*** PROVIDED MATERIAL

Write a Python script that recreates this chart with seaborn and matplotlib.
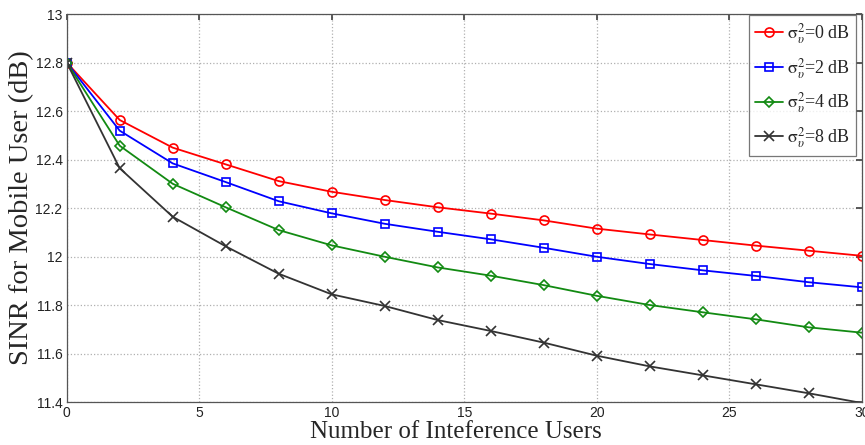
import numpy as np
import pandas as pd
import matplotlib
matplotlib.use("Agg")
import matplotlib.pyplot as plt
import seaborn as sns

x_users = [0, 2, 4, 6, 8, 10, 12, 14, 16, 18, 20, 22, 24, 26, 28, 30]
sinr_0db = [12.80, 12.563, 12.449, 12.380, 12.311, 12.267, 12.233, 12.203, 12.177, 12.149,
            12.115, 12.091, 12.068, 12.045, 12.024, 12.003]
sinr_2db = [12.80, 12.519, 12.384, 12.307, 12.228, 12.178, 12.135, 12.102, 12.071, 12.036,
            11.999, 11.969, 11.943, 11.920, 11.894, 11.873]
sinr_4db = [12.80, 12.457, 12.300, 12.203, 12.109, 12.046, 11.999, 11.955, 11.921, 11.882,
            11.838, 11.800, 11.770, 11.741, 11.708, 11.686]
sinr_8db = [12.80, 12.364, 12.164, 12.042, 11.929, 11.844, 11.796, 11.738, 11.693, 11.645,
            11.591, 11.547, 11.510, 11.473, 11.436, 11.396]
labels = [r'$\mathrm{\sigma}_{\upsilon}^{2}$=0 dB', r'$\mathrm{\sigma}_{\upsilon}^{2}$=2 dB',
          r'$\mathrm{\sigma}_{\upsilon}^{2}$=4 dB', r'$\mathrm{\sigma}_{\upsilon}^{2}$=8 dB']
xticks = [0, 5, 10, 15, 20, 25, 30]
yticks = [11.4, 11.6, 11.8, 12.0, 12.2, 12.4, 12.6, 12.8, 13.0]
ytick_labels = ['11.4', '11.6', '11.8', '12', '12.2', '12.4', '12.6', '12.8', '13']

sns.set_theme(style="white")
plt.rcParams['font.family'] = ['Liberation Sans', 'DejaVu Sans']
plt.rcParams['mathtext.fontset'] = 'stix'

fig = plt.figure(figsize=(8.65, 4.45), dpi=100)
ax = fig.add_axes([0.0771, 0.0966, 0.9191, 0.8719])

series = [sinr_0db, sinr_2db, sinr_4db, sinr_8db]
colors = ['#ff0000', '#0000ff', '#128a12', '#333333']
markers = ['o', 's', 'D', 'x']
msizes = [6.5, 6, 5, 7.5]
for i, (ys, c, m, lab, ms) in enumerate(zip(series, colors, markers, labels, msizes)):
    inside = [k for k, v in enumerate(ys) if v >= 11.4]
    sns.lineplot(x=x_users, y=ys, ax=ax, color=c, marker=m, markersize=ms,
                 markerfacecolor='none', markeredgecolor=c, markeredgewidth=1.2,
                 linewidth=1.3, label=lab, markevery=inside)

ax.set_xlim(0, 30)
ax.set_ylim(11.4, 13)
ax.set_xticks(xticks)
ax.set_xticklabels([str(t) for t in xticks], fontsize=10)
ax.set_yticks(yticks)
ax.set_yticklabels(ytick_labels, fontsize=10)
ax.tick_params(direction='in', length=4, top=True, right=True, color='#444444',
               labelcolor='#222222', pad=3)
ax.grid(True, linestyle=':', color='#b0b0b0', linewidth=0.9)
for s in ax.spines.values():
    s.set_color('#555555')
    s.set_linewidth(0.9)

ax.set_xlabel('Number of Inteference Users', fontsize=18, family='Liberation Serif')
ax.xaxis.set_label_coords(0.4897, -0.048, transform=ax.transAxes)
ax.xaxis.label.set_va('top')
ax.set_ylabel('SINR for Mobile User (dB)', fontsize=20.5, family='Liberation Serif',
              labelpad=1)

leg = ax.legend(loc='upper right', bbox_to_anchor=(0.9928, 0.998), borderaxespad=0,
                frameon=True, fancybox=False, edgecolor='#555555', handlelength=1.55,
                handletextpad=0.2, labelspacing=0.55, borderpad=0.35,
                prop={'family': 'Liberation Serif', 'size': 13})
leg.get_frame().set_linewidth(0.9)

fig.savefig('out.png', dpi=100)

******
*** PROVIDED MATERIAL

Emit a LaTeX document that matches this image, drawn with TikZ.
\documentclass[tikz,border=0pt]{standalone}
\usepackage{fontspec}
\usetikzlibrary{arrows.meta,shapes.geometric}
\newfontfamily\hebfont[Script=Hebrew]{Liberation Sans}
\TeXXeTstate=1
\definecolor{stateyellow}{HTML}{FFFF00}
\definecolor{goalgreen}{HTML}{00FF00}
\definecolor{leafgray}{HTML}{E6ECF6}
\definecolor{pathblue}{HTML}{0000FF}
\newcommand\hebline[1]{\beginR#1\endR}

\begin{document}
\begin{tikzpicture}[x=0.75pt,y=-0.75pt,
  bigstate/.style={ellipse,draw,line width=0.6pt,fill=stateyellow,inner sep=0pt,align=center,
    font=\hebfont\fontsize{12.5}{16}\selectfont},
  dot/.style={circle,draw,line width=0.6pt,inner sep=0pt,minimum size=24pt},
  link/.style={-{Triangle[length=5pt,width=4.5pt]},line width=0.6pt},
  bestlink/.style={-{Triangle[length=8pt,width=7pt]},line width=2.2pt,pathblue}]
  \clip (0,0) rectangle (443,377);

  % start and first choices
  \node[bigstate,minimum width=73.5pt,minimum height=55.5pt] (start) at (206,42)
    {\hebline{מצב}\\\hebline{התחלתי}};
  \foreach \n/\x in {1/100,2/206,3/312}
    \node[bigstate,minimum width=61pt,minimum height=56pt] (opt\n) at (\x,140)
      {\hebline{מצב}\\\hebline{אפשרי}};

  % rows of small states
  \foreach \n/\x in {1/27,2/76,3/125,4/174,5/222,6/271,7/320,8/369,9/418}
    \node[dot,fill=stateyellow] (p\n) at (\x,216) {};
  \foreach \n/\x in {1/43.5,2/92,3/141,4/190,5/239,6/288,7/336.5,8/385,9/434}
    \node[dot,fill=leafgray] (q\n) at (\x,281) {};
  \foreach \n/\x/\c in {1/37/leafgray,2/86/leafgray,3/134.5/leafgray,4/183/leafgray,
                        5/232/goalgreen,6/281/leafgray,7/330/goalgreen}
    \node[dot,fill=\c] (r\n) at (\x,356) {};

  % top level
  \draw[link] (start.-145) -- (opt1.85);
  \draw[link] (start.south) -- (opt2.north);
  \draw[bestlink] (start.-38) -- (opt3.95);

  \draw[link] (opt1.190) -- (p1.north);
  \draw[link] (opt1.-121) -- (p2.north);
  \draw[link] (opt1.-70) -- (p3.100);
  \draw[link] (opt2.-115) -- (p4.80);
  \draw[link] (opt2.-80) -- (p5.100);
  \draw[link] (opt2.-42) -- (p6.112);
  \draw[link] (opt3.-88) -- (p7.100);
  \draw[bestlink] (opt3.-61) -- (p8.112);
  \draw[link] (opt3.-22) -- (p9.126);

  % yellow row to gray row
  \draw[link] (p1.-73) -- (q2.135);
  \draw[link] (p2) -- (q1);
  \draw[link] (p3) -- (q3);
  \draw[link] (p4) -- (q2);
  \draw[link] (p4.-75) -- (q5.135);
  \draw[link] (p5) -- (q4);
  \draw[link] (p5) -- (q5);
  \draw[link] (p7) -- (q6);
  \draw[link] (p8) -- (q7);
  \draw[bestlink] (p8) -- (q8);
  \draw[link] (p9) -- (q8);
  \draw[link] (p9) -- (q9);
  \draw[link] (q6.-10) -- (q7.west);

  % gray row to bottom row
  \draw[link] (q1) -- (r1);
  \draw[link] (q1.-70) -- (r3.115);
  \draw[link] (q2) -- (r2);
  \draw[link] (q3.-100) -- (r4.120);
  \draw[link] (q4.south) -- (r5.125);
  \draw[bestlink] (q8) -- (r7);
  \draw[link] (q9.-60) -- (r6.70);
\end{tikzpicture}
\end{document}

******

• **AIM OF THE EXERCISE**: Repeat, word for word, the lines of the material above from the one holding "Write a Python" through the one holding "linewidth=1.3, label=lab, markevery=inside)". Leave out pictures.

• **THE RESPONSE**:
Write a Python script that recreates this chart with seaborn and matplotlib.
import numpy as np
import pandas as pd
import matplotlib
matplotlib.use("Agg")
import matplotlib.pyplot as plt
import seaborn as sns

x_users = [0, 2, 4, 6, 8, 10, 12, 14, 16, 18, 20, 22, 24, 26, 28, 30]
sinr_0db = [12.80, 12.563, 12.449, 12.380, 12.311, 12.267, 12.233, 12.203, 12.177, 12.149,
            12.115, 12.091, 12.068, 12.045, 12.024, 12.003]
sinr_2db = [12.80, 12.519, 12.384, 12.307, 12.228, 12.178, 12.135, 12.102, 12.071, 12.036,
            11.999, 11.969, 11.943, 11.920, 11.894, 11.873]
sinr_4db = [12.80, 12.457, 12.300, 12.203, 12.109, 12.046, 11.999, 11.955, 11.921, 11.882,
            11.838, 11.800, 11.770, 11.741, 11.708, 11.686]
sinr_8db = [12.80, 12.364, 12.164, 12.042, 11.929, 11.844, 11.796, 11.738, 11.693, 11.645,
            11.591, 11.547, 11.510, 11.473, 11.436, 11.396]
labels = [r'$\mathrm{\sigma}_{\upsilon}^{2}$=0 dB', r'$\mathrm{\sigma}_{\upsilon}^{2}$=2 dB',
          r'$\mathrm{\sigma}_{\upsilon}^{2}$=4 dB', r'$\mathrm{\sigma}_{\upsilon}^{2}$=8 dB']
xticks = [0, 5, 10, 15, 20, 25, 30]
yticks = [11.4, 11.6, 11.8, 12.0, 12.2, 12.4, 12.6, 12.8, 13.0]
ytick_labels = ['11.4', '11.6', '11.8', '12', '12.2', '12.4', '12.6', '12.8', '13']

sns.set_theme(style="white")
plt.rcParams['font.family'] = ['Liberation Sans', 'DejaVu Sans']
plt.rcParams['mathtext.fontset'] = 'stix'

fig = plt.figure(figsize=(8.65, 4.45), dpi=100)
ax = fig.add_axes([0.0771, 0.0966, 0.9191, 0.8719])

series = [sinr_0db, sinr_2db, sinr_4db, sinr_8db]
colors = ['#ff0000', '#0000ff', '#128a12', '#333333']
markers = ['o', 's', 'D', 'x']
msizes = [6.5, 6, 5, 7.5]
for i, (ys, c, m, lab, ms) in enumerate(zip(series, colors, markers, labels, msizes)):
    inside = [k for k, v in enumerate(ys) if v >= 11.4]
    sns.lineplot(x=x_users, y=ys, ax=ax, color=c, marker=m, markersize=ms,
                 markerfacecolor='none', markeredgecolor=c, markeredgewidth=1.2,
                 linewidth=1.3, label=lab, markevery=inside)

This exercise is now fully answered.